The material below has pictures in it. Set down only the lines from the line containing "Clone this chart in matplotlib." through the line containing "21900, 22200, 22300]", word for word, and leave the pictures behind.

Extracted data entries
☆ ☆ ☆ ☆ ☆ ☆ ☆

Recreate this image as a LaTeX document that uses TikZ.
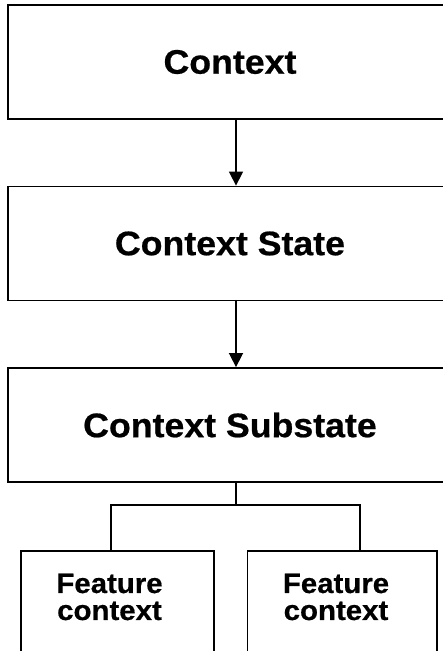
\documentclass[tikz,border=0pt]{standalone}
\usepackage{fontspec}
\setmainfont{Liberation Sans}[FakeStretch=1.05, BoldFeatures={FakeBold=0.6}]
\usepackage{tikz}
\usetikzlibrary{positioning, shapes.geometric, arrows.meta}
\tikzstyle{level} = [rectangle, minimum width=444pt, minimum height=114pt, text centered, draw=black, line width=1.8pt, font=\fontsize{34}{40}\selectfont\bfseries]
\tikzstyle{feature} = [rectangle, minimum height=120pt, draw=black, line width=1.8pt, anchor=north west]
\tikzstyle{featlabel} = [align=center, font=\fontsize{28}{27}\selectfont\bfseries]
\tikzstyle{arrow} = [line width=1.6pt, -{Triangle[width=14pt,length=14pt]}]
\tikzstyle{link} = [line width=1.5pt]
\def\arrx{6pt}

\begin{document}
\begin{tikzpicture}[x=1pt, y=1pt, node distance=181.5pt]
\useasboundingbox (0,0) rectangle (443,651);
\clip (0,0) rectangle (443,651);

\node (ctx) [level] at (230,589) {Context};
\node (state) [level, below of=ctx] {Context State};
\draw [arrow] ([xshift=\arrx]ctx.south) -- ([xshift=\arrx]state.north);
\node (sub) [level, below of=state] {Context Substate};
\draw [arrow] ([xshift=\arrx]state.south) -- ([xshift=\arrx]sub.north);

\node (featL) [feature, minimum width=193pt] at (20,101) {};
\node (featR) [feature, minimum width=189.5pt] at (246.5,101) {};
\node (featLtxt) [featlabel] at (109.5,54) {Feature\\context};
\node (featRtxt) [featlabel] at (336,54) {Feature\\context};

% tree below the substate
\draw [link] ([xshift=\arrx]sub.south) -- ++(0,-22) coordinate (split);
\draw [link] (split) -| ([xshift=91pt]featL.north west);
\draw [link] (split) -| ([xshift=113.5pt]featR.north west);

\end{tikzpicture}
\end{document}
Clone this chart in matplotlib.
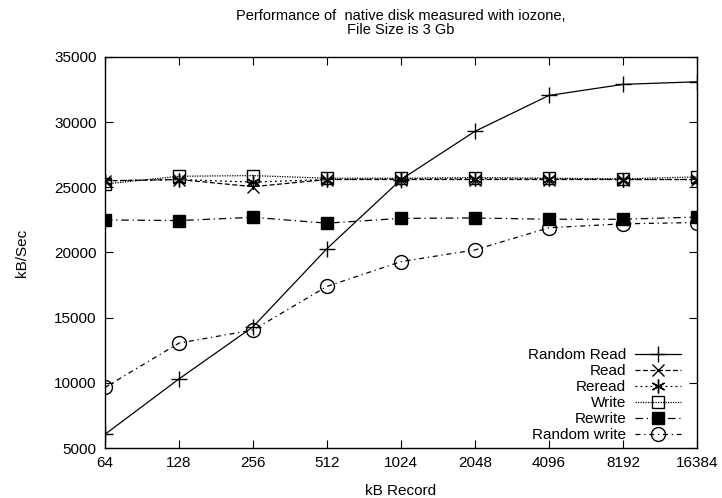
import matplotlib
matplotlib.use("Agg")
import matplotlib.pyplot as plt

plt.rcParams['font.family'] = ['Liberation Sans', 'DejaVu Sans']

record_kb = [64, 128, 256, 512, 1024, 2048, 4096, 8192, 16384]
random_read = [6050, 10300, 14300, 20300, 25600, 29300, 32050, 32900, 33100]
read = [25500, 25600, 25050, 25600, 25600, 25600, 25600, 25600, 25600]
reread = [25500, 25600, 25400, 25600, 25650, 25650, 25650, 25600, 25600]
write = [25250, 25850, 25900, 25700, 25700, 25750, 25700, 25650, 25800]
rewrite = [22500, 22450, 22700, 22250, 22620, 22650, 22550, 22550, 22720]
random_write = [9650, 13050, 14050, 17400, 19300, 20200, 21900, 22200, 22300]

series = [
    ("Random Read", random_read, dict(ls='-', marker='+', ms=11, mfc='none')),
    ("Read", read, dict(ls=(0, (4, 2)), marker='x', ms=9, mfc='none')),
    ("Reread", reread, dict(ls=(0, (1.5, 2.5)), marker=(6, 2, 0), ms=10, mfc='none')),
    ("Write", write, dict(ls=(0, (1, 1)), marker='s', ms=9, mfc='none')),
    ("Rewrite", rewrite, dict(ls=(0, (6, 3, 1, 3)), marker='s', ms=9, mfc='black')),
    ("Random write", random_write, dict(ls=(0, (4, 3, 1, 3)), marker='o', ms=10, mfc='none')),
]

fig = plt.figure(figsize=(7.22, 4.98), dpi=100)
ax = fig.add_axes([105/722, 50/498, (697-105)/722, (448-57)/498])

for name, vals, st in series:
    ax.plot(record_kb, vals, color='black', lw=0.9, mec='black', mew=1.0,
            label=name, **st)

ax.set_xscale('log', base=2)
ax.set_xlim(64, 16384)
ax.set_ylim(5000, 35000)
ax.set_xticks(record_kb)
ax.set_xticklabels([str(v) for v in record_kb])
ax.minorticks_off()
ax.set_yticks(range(5000, 35001, 5000))
ax.tick_params(direction='in', top=True, right=True, length=6, width=0.8,
               labelsize=11, pad=6)
ax.tick_params(axis='x', pad=6)
for s in ax.spines.values():
    s.set_linewidth(1.0)

ax.set_xlabel("kB Record", fontsize=11, labelpad=10)
ax.set_ylabel("kB/Sec", fontsize=11, labelpad=18)
fig.text(401/722, 1 - 23/498,
         "Performance of  native disk measured with iozone,\nFile Size is 3 Gb",
         fontsize=10.5, ha='center', va='center', multialignment='center',
         linespacing=0.95)

leg = ax.legend(loc='lower right', frameon=False, markerfirst=False,
                numpoints=1, handlelength=3.0, fontsize=11,
                labelspacing=0.13, handletextpad=0.6, borderaxespad=0,
                borderpad=0, bbox_to_anchor=((681-105)/592, 6/391))

fig.savefig("out.png", dpi=100)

☆ ☆ ☆ ☆ ☆ ☆ ☆

**Output for this exercise**
Clone this chart in matplotlib.
import matplotlib
matplotlib.use("Agg")
import matplotlib.pyplot as plt

plt.rcParams['font.family'] = ['Liberation Sans', 'DejaVu Sans']

record_kb = [64, 128, 256, 512, 1024, 2048, 4096, 8192, 16384]
random_read = [6050, 10300, 14300, 20300, 25600, 29300, 32050, 32900, 33100]
read = [25500, 25600, 25050, 25600, 25600, 25600, 25600, 25600, 25600]
reread = [25500, 25600, 25400, 25600, 25650, 25650, 25650, 25600, 25600]
write = [25250, 25850, 25900, 25700, 25700, 25750, 25700, 25650, 25800]
rewrite = [22500, 22450, 22700, 22250, 22620, 22650, 22550, 22550, 22720]
random_write = [9650, 13050, 14050, 17400, 19300, 20200, 21900, 22200, 22300]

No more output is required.